Task details -
Write out each line that follows exactly as it stands, without the pictures.

——

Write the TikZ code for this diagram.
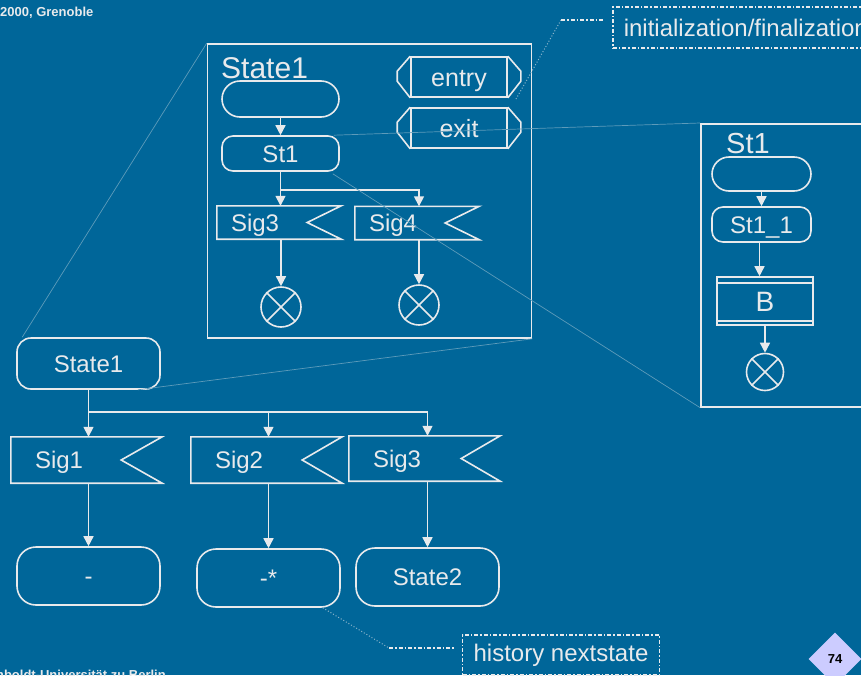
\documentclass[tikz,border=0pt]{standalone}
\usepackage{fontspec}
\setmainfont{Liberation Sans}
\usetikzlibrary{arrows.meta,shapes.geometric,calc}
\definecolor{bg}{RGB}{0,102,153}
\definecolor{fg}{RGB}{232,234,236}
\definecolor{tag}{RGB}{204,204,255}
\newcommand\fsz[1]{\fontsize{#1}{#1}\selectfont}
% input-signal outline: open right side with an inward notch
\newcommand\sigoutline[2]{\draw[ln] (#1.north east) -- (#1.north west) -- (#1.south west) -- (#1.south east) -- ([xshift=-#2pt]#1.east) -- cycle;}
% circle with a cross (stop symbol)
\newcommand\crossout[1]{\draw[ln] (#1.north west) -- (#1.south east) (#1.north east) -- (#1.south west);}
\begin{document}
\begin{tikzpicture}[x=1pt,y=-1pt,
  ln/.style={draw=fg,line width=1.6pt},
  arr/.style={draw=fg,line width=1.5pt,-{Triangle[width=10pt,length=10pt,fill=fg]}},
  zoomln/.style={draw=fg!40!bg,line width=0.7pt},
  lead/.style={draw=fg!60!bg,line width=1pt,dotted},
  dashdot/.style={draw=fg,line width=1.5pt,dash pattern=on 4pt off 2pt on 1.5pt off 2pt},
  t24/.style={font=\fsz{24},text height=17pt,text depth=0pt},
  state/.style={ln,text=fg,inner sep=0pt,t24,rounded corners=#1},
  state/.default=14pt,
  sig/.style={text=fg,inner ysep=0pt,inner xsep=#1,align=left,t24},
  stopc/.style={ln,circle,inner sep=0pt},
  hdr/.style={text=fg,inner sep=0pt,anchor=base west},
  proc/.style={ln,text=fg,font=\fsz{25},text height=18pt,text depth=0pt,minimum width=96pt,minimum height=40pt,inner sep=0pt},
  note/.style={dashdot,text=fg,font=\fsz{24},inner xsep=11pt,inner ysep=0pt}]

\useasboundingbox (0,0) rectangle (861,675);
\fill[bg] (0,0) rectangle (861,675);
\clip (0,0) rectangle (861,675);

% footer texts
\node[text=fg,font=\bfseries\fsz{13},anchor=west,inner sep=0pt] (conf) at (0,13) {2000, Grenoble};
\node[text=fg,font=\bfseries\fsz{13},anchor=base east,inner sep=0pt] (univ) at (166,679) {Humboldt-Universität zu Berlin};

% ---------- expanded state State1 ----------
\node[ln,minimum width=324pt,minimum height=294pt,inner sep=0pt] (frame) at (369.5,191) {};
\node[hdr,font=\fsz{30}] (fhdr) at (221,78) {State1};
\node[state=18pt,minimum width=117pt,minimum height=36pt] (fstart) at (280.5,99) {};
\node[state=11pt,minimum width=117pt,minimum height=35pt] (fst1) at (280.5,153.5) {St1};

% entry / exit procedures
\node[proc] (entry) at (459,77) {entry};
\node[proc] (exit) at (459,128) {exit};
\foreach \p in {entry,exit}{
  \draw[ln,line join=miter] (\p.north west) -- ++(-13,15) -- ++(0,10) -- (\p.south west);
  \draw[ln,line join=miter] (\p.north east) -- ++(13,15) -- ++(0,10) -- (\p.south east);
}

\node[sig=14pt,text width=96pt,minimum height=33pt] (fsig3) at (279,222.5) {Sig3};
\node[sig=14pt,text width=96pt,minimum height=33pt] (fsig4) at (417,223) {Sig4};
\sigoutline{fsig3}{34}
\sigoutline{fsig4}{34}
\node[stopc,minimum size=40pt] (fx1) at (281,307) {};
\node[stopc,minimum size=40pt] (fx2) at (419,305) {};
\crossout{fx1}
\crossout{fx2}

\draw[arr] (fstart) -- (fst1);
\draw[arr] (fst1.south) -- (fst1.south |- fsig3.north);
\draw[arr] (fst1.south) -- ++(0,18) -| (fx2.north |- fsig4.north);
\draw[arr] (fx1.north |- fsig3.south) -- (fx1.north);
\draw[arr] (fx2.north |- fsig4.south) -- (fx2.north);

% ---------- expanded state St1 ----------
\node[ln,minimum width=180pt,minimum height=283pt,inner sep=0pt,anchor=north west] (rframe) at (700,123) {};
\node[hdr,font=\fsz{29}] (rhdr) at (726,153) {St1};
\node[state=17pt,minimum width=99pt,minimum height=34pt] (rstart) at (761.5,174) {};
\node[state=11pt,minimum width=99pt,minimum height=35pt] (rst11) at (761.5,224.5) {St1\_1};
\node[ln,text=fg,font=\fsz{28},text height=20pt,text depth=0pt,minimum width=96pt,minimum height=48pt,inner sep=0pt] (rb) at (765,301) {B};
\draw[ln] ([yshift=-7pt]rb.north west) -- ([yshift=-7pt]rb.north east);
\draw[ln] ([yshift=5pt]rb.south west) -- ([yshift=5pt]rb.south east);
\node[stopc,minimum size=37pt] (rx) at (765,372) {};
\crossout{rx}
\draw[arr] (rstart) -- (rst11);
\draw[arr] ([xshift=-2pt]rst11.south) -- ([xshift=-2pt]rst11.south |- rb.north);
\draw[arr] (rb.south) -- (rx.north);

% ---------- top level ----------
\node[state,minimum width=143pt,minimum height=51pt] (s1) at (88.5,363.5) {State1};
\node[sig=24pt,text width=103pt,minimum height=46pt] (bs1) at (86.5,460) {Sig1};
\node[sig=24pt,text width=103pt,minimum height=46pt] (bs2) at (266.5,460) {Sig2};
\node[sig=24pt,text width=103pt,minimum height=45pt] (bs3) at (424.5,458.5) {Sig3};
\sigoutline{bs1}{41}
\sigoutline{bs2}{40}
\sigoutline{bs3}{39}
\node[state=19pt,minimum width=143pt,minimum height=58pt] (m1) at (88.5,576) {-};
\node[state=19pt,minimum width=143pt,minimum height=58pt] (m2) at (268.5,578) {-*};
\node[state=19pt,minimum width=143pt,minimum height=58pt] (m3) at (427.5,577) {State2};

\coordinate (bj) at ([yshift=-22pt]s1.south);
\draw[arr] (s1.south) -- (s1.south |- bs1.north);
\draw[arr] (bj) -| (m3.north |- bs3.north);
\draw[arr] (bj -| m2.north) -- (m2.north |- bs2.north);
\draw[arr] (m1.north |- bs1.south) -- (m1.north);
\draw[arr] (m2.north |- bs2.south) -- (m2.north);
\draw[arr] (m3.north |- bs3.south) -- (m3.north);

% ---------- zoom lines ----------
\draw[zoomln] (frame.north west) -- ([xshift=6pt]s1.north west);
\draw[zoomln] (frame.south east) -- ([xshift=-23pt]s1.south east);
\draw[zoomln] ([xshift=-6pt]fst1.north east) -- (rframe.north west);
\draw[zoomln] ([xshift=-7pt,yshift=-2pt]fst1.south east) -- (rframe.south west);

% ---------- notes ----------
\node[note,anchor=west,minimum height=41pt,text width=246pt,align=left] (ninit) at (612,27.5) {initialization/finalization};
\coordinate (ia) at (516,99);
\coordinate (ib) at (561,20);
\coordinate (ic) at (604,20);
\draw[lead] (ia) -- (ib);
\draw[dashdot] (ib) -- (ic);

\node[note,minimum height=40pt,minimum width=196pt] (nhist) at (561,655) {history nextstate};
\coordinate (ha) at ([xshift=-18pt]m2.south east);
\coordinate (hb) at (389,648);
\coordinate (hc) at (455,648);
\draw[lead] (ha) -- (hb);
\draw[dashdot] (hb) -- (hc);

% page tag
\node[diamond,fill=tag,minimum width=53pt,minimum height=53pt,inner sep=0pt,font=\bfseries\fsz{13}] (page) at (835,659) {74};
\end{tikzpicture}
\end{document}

——

Output of the task -
Write the TikZ code for this diagram.
\documentclass[tikz,border=0pt]{standalone}
\usepackage{fontspec}
\setmainfont{Liberation Sans}
\usetikzlibrary{arrows.meta,shapes.geometric,calc}
\definecolor{bg}{RGB}{0,102,153}
\definecolor{fg}{RGB}{232,234,236}
\definecolor{tag}{RGB}{204,204,255}
\newcommand\fsz[1]{\fontsize{#1}{#1}\selectfont}
% input-signal outline: open right side with an inward notch
\newcommand\sigoutline[2]{\draw[ln] (#1.north east) -- (#1.north west) -- (#1.south west) -- (#1.south east) -- ([xshift=-#2pt]#1.east) -- cycle;}
% circle with a cross (stop symbol)
\newcommand\crossout[1]{\draw[ln] (#1.north west) -- (#1.south east) (#1.north east) -- (#1.south west);}
\begin{document}
\begin{tikzpicture}[x=1pt,y=-1pt,
  ln/.style={draw=fg,line width=1.6pt},
  arr/.style={draw=fg,line width=1.5pt,-{Triangle[width=10pt,length=10pt,fill=fg]}},
  zoomln/.style={draw=fg!40!bg,line width=0.7pt},
  lead/.style={draw=fg!60!bg,line width=1pt,dotted},
  dashdot/.style={draw=fg,line width=1.5pt,dash pattern=on 4pt off 2pt on 1.5pt off 2pt},
  t24/.style={font=\fsz{24},text height=17pt,text depth=0pt},
  state/.style={ln,text=fg,inner sep=0pt,t24,rounded corners=#1},
  state/.default=14pt,
  sig/.style={text=fg,inner ysep=0pt,inner xsep=#1,align=left,t24},
  stopc/.style={ln,circle,inner sep=0pt},
  hdr/.style={text=fg,inner sep=0pt,anchor=base west},
  proc/.style={ln,text=fg,font=\fsz{25},text height=18pt,text depth=0pt,minimum width=96pt,minimum height=40pt,inner sep=0pt},
  note/.style={dashdot,text=fg,font=\fsz{24},inner xsep=11pt,inner ysep=0pt}]

\useasboundingbox (0,0) rectangle (861,675);
\fill[bg] (0,0) rectangle (861,675);
\clip (0,0) rectangle (861,675);

% footer texts
\node[text=fg,font=\bfseries\fsz{13},anchor=west,inner sep=0pt] (conf) at (0,13) {2000, Grenoble};
\node[text=fg,font=\bfseries\fsz{13},anchor=base east,inner sep=0pt] (univ) at (166,679) {Humboldt-Universität zu Berlin};

% ---------- expanded state State1 ----------
\node[ln,minimum width=324pt,minimum height=294pt,inner sep=0pt] (frame) at (369.5,191) {};
\node[hdr,font=\fsz{30}] (fhdr) at (221,78) {State1};
\node[state=18pt,minimum width=117pt,minimum height=36pt] (fstart) at (280.5,99) {};
\node[state=11pt,minimum width=117pt,minimum height=35pt] (fst1) at (280.5,153.5) {St1};

% entry / exit procedures
\node[proc] (entry) at (459,77) {entry};
\node[proc] (exit) at (459,128) {exit};
\foreach \p in {entry,exit}{
  \draw[ln,line join=miter] (\p.north west) -- ++(-13,15) -- ++(0,10) -- (\p.south west);
  \draw[ln,line join=miter] (\p.north east) -- ++(13,15) -- ++(0,10) -- (\p.south east);
}

\node[sig=14pt,text width=96pt,minimum height=33pt] (fsig3) at (279,222.5) {Sig3};
\node[sig=14pt,text width=96pt,minimum height=33pt] (fsig4) at (417,223) {Sig4};
\sigoutline{fsig3}{34}
\sigoutline{fsig4}{34}
\node[stopc,minimum size=40pt] (fx1) at (281,307) {};
\node[stopc,minimum size=40pt] (fx2) at (419,305) {};
\crossout{fx1}
\crossout{fx2}

\draw[arr] (fstart) -- (fst1);
\draw[arr] (fst1.south) -- (fst1.south |- fsig3.north);
\draw[arr] (fst1.south) -- ++(0,18) -| (fx2.north |- fsig4.north);
\draw[arr] (fx1.north |- fsig3.south) -- (fx1.north);
\draw[arr] (fx2.north |- fsig4.south) -- (fx2.north);

% ---------- expanded state St1 ----------
\node[ln,minimum width=180pt,minimum height=283pt,inner sep=0pt,anchor=north west] (rframe) at (700,123) {};
\node[hdr,font=\fsz{29}] (rhdr) at (726,153) {St1};
\node[state=17pt,minimum width=99pt,minimum height=34pt] (rstart) at (761.5,174) {};
\node[state=11pt,minimum width=99pt,minimum height=35pt] (rst11) at (761.5,224.5) {St1\_1};
\node[ln,text=fg,font=\fsz{28},text height=20pt,text depth=0pt,minimum width=96pt,minimum height=48pt,inner sep=0pt] (rb) at (765,301) {B};
\draw[ln] ([yshift=-7pt]rb.north west) -- ([yshift=-7pt]rb.north east);
\draw[ln] ([yshift=5pt]rb.south west) -- ([yshift=5pt]rb.south east);
\node[stopc,minimum size=37pt] (rx) at (765,372) {};
\crossout{rx}
\draw[arr] (rstart) -- (rst11);
\draw[arr] ([xshift=-2pt]rst11.south) -- ([xshift=-2pt]rst11.south |- rb.north);
\draw[arr] (rb.south) -- (rx.north);

% ---------- top level ----------
\node[state,minimum width=143pt,minimum height=51pt] (s1) at (88.5,363.5) {State1};
\node[sig=24pt,text width=103pt,minimum height=46pt] (bs1) at (86.5,460) {Sig1};
\node[sig=24pt,text width=103pt,minimum height=46pt] (bs2) at (266.5,460) {Sig2};
\node[sig=24pt,text width=103pt,minimum height=45pt] (bs3) at (424.5,458.5) {Sig3};
\sigoutline{bs1}{41}
\sigoutline{bs2}{40}
\sigoutline{bs3}{39}
\node[state=19pt,minimum width=143pt,minimum height=58pt] (m1) at (88.5,576) {-};
\node[state=19pt,minimum width=143pt,minimum height=58pt] (m2) at (268.5,578) {-*};
\node[state=19pt,minimum width=143pt,minimum height=58pt] (m3) at (427.5,577) {State2};

\coordinate (bj) at ([yshift=-22pt]s1.south);
\draw[arr] (s1.south) -- (s1.south |- bs1.north);
\draw[arr] (bj) -| (m3.north |- bs3.north);
\draw[arr] (bj -| m2.north) -- (m2.north |- bs2.north);
\draw[arr] (m1.north |- bs1.south) -- (m1.north);
\draw[arr] (m2.north |- bs2.south) -- (m2.north);
\draw[arr] (m3.north |- bs3.south) -- (m3.north);

% ---------- zoom lines ----------
\draw[zoomln] (frame.north west) -- ([xshift=6pt]s1.north west);
\draw[zoomln] (frame.south east) -- ([xshift=-23pt]s1.south east);
\draw[zoomln] ([xshift=-6pt]fst1.north east) -- (rframe.north west);
\draw[zoomln] ([xshift=-7pt,yshift=-2pt]fst1.south east) -- (rframe.south west);

% ---------- notes ----------
\node[note,anchor=west,minimum height=41pt,text width=246pt,align=left] (ninit) at (612,27.5) {initialization/finalization};
\coordinate (ia) at (516,99);
\coordinate (ib) at (561,20);
\coordinate (ic) at (604,20);
\draw[lead] (ia) -- (ib);
\draw[dashdot] (ib) -- (ic);

\node[note,minimum height=40pt,minimum width=196pt] (nhist) at (561,655) {history nextstate};
\coordinate (ha) at ([xshift=-18pt]m2.south east);
\coordinate (hb) at (389,648);
\coordinate (hc) at (455,648);
\draw[lead] (ha) -- (hb);
\draw[dashdot] (hb) -- (hc);

% page tag
\node[diamond,fill=tag,minimum width=53pt,minimum height=53pt,inner sep=0pt,font=\bfseries\fsz{13}] (page) at (835,659) {74};
\end{tikzpicture}
\end{document}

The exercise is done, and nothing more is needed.